高三那年發生的一切讓我徹底看清了這個家,於是我大學主修服裝設計,期間和同學一起開了家工作室,創建了自己的品牌。
溫氏是做房地產起家的,處在豪門圈子的中下層,我對家族產業毫無興趣,一心隻想避開和溫欣然的鬥爭。
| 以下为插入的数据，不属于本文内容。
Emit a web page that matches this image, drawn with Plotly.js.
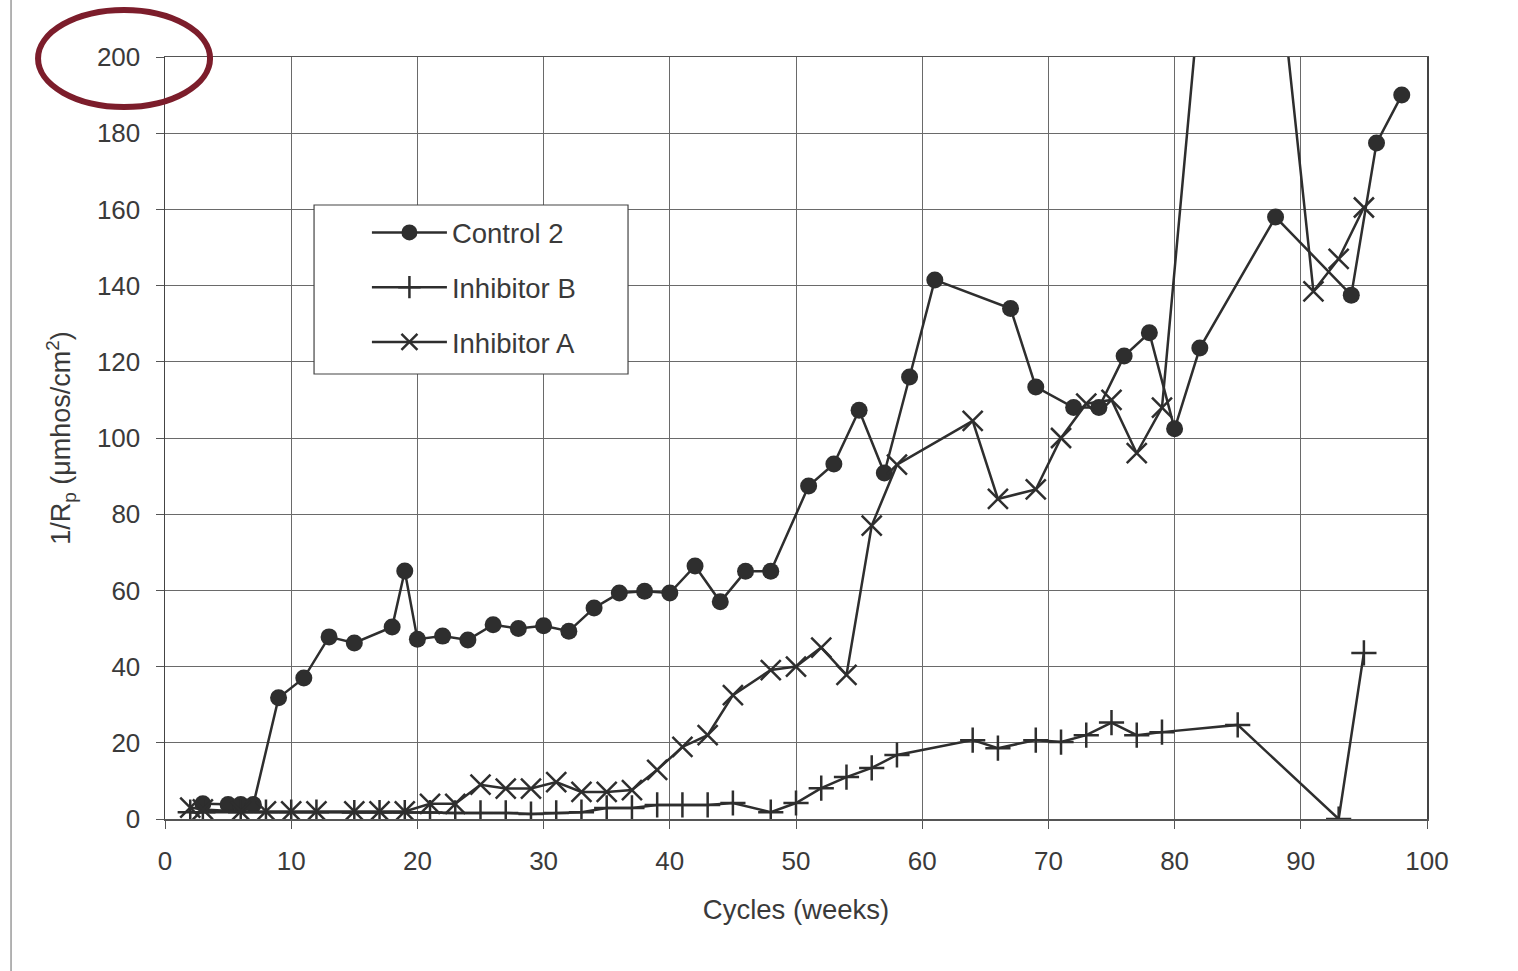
<!DOCTYPE html>
<html>
<head>
<meta charset="utf-8">
<script src="https://cdn.plot.ly/plotly-3.0.1.min.js"></script>
<style>
html,body{margin:0;padding:0;background:#fff;}
#chart{width:1518px;height:971px;}
</style>
</head>
<body>
<div id="chart"></div>
<script>
// ---- Data ----
const control2X = [3,5,6,7,9,11,13,15,18,19,20,22,24,26,28,30,32,34,36,38,40,42,44,46,48,51,53,55,57,59,61,67,69,72,74,76,78,80,82,88,94,96,98];
const control2Y = [4,3.8,3.8,3.8,31.8,37,47.8,46.2,50.4,65.1,47.2,48,47,51,50,50.7,49.3,55.4,59.3,59.8,59.3,66.4,57,65,65,87.4,93.2,107.3,90.8,116,141.5,134,113.4,108,108,121.5,127.6,102.4,123.6,158,137.5,177.4,190];

const inhibBX = [2,3,6,8,10,12,15,17,19,21,23,25,27,29,31,33,35,37,39,41,43,45,48,50,52,54,56,58,64,66,69,71,73,75,77,79,85,93,95];
const inhibBY = [1.8,1.8,1.8,1.8,1.8,1.8,1.7,1.7,1.7,1.7,1.6,1.6,1.6,1.3,1.6,1.8,2.9,2.9,3.7,3.7,3.7,4.2,1.8,4.2,8.1,11,13.4,16.8,20.7,18.6,20.7,20.2,22,25.3,22,22.8,24.7,0,43.6];

const inhibAX = [2,3,6,8,10,12,15,17,19,21,23,25,27,29,31,33,35,37,39,41,43,45,48,50,52,54,56,58,64,66,69,71,73,75,77,79,85,91,93,95];
const inhibAY = [3,2.5,2,2,2,2,2,2,2,4,4,9,8,8,9.7,7.1,7.1,7.6,12.9,18.9,22,32.5,39.1,40,45,37.8,77,93,104.5,84,86.5,100,109,110,96,108,325,138.5,147,160.5];

const xTicks = [0,10,20,30,40,50,60,70,80,90,100];
const yTicks = [0,20,40,60,80,100,120,140,160,180,200];

const seriesNames = ["Control 2","Inhibitor B","Inhibitor A"];

// ---- Styling ----
const ink = "#2e2e2e";
const textCol = "#3a3a3a";
const fontFam = "Liberation Sans, Arial, sans-serif";

const traces = [
  {
    x: control2X, y: control2Y, name: seriesNames[0], type: "scatter", mode: "lines+markers",
    legendgroup: "g1",
    line: {color: ink, width: 2.5},
    marker: {symbol: "circle", size: 17, color: ink, line: {width: 0}}
  },
  {
    x: inhibBX, y: inhibBY, name: seriesNames[1], type: "scatter", mode: "lines+markers",
    legendgroup: "g2",
    line: {color: ink, width: 2.5},
    marker: {symbol: "cross-thin", size: 18, color: ink, line: {color: ink, width: 2.5}}
  },
  {
    x: inhibAX, y: inhibAY, name: seriesNames[2], type: "scatter", mode: "lines+markers",
    legendgroup: "g3",
    line: {color: ink, width: 2.5},
    marker: {symbol: "x-thin", size: 20, color: ink, line: {color: ink, width: 2.5}}
  }
];

const layout = {
  width: 1518, height: 971,
  paper_bgcolor: "#ffffff", plot_bgcolor: "#ffffff",
  margin: {l: 165, r: 91, t: 57, b: 152, pad: 0},
  font: {family: fontFam, color: textCol, size: 26},
  showlegend: true,
  legend: {
    x: 0.1600, y: 0.8018, xanchor: "left", yanchor: "top",
    bgcolor: "rgba(0,0,0,0)", borderwidth: 0,
    font: {family: fontFam, size: 27.5, color: textCol},
    itemwidth: 75, tracegroupgap: 16, traceorder: "grouped"
  },
  xaxis: {
    range: [0, 100], tickvals: xTicks, ticktext: xTicks.map(String),
    showgrid: true, gridcolor: "#6a6a6a", gridwidth: 1,
    zeroline: false, showline: true, linecolor: "#555", linewidth: 1.5, mirror: true,
    ticks: "outside", ticklen: 8, tickcolor: "#555", tickwidth: 1,
    ticklabelstandoff: 10,
    tickfont: {family: fontFam, size: 26, color: textCol},
    title: {text: "Cycles (weeks)", font: {family: fontFam, size: 27.5, color: textCol}, standoff: 25},
    fixedrange: true
  },
  yaxis: {
    range: [0, 200], tickvals: yTicks, ticktext: yTicks.map(String),
    showgrid: true, gridcolor: "#6a6a6a", gridwidth: 1,
    zeroline: false, showline: true, linecolor: "#444", linewidth: 1.5, mirror: true,
    ticks: "outside", ticklen: 8, tickcolor: "#555", tickwidth: 1,
    ticklabelstandoff: 10,
    tickfont: {family: fontFam, size: 26, color: textCol},
    title: {text: "1/R<sub>p</sub> (μmhos/cm<sup>2</sup>)", font: {family: fontFam, size: 27, color: textCol}, standoff: 18},
    fixedrange: true
  },
  shapes: [
    // outer scan frame (top and left edges)
    {type: "line", xref: "paper", yref: "paper", x0: -0.1220, x1: 1.10, y0: 1.0800, y1: 1.0800,
     line: {color: "#9a9a9a", width: 1.5}},
    {type: "line", xref: "paper", yref: "paper", x0: -0.1220, x1: -0.1220, y0: -0.22, y1: 1.0800,
     line: {color: "#9a9a9a", width: 1.5}},
    // legend box
    {type: "rect", xref: "paper", yref: "paper", x0: 0.1181, x1: 0.3669, y0: 0.5840, y1: 0.8058,
     line: {color: "#444", width: 1.2}, fillcolor: "#ffffff", layer: "above"},
    // red ellipse around the "200" label
    {type: "circle", xref: "paper", yref: "paper", x0: -0.1006, x1: 0.0357, y0: 0.9344, y1: 1.0617,
     line: {color: "#7c1d2b", width: 6}, fillcolor: "rgba(0,0,0,0)", layer: "above"}
  ]
};

Plotly.newPlot("chart", traces, layout, {displayModeBar: false, staticPlot: true});
</script>
</body>
</html>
忙起來就忘了時間,直到中午吃飯時,我才看到手機上十幾個未接來電,都是我媽打的。
我看著心煩,索性直接拉黑了她的號碼。
兩個月後,全國規模最大的服裝設計大賽將在本市舉行,我忙著畫圖定稿,實在分不出精力去應付這奇葩的一家人。
但我沒想到,我不回去,他們倒自己找過來了。
我爸我媽我哥,還有溫欣然,一家四口整整齊齊地等在別墅門口。
踩下剎車:「爸,媽,你們怎麼來了?」
我媽沒來得及開口,反被溫欣然搶了先:
「你把媽電話拉黑了,我給你打你又不接……欣怡,瞧你這話說的,不知道的還以為你不歡迎我們呢。」
她穿了條白裙子,波浪長發柔順地披在肩上,身形單薄,似乎一夜間憔悴了不少。
但我的內心毫無波瀾。
「如果是要我把未婚夫讓給你,那確實不歡迎。」
我正準備搖上車窗,卻被溫欣然伸手攔下。
「欣怡,別這麼冷漠,不管怎麼說,我們都是一家人。」
女人溫言軟語,就像我剛轉學過來那會兒,她也是這樣,拉著我的手,叫我妹妹。
我冷笑一聲:「溫欣然,隔了這麼久,你還是這麼會裝。」
她面色一僵,我直接下了車,抱臂看著這幾個人。
「想說什麼就在這說吧,我就不請你們進去了。」
我爸看不下去了,幾步走過來:「溫欣怡,怎麼跟我們說話呢?一點禮貌都沒有,小時候的禮儀課都白上了!」
「爸,」我笑著打斷他,「您記錯了吧,我初中才回來,禮儀課是你給溫欣然報的課外班,六年級就結業了。」
男人明顯一哽:「這是你不尊重長輩的理由嗎?」
想到什麼,他轉身對我媽說:「我早說她是個掃把星,你還不信,依我看,然然得癌就是她克的!」
我冷冷地看著他。
「瞪什麼?我說錯了?我和你媽當初就不該把你接回來,這些年給你慣得,還敢頂撞長輩了!」
7.
我媽拉住他:「你可少說點吧!」
溫行知也走上前:「爸,您這話就有點過了。」
「欣怡啊,你爸嘴笨,他其實不是那個意思,你別往心裡去。」